AdvisorStream: This financial advisor marketing platform integrated licensed content from premium publishers. After adding curated articles from sources like The New York Times and Harvard Business Review, the platform achieved a 200% increase in views and a 260% increase in lead capture conversions.

Estadão.com: The Brazilian news site launched a real estate section using licensed and curated content from The New York Times. Readers spent an average of three minutes on this content, nearly double the time spent on other site articles. Three out of five users navigated to other site properties after viewing the curated section.

FAQ

Is content curation legal? Sharing links to external content is generally permitted, but republishing full articles, images, or videos without permission violates copyright law. Commercial use rarely qualifies as fair use. Obtain proper licenses or permissions before republishing substantial content.

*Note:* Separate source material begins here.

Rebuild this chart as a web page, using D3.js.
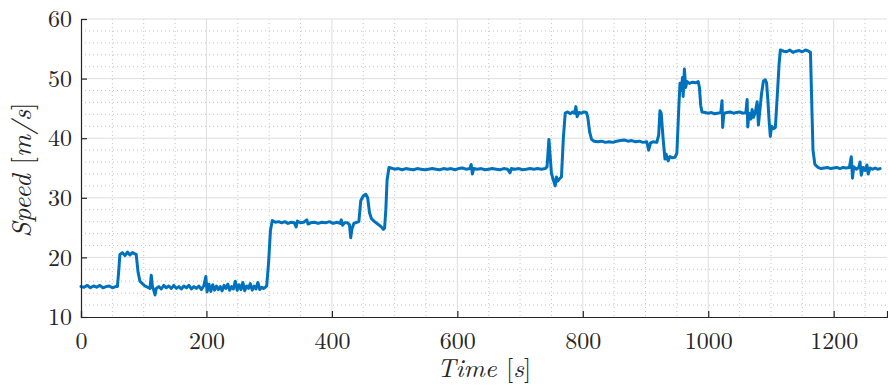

How much of my content should be curated versus original? No universal rule exists. Studies show top marketers using anywhere from 25% to 60% curated content. Start with a conservative ratio, measure engagement, and adjust based on audience response.

What is the difference between curation and aggregation? Aggregation collects content automatically without human judgment. Curation involves deliberate selection, organization, and contextualization to add value. Automated tools can assist curation, but effective curation requires human insight during the sense-making phase.

How do I measure content curation success? Track engagement metrics (shares, comments, time on page), lead generation, and relationship indicators (network growth, influencer interactions). Compare performance against original content to optimize your mix.

Can I automate content curation? You can automate discovery using tools with collaborative filtering or semantic analysis, but the contextualization and sharing stages require human oversight to maintain brand voice and quality standards.

What sources should I curate from? Select reputable industry publications, peer-reviewed journals, thought leaders, and diverse perspectives. Avoid unverified blogs or sources that conflict with your brand values.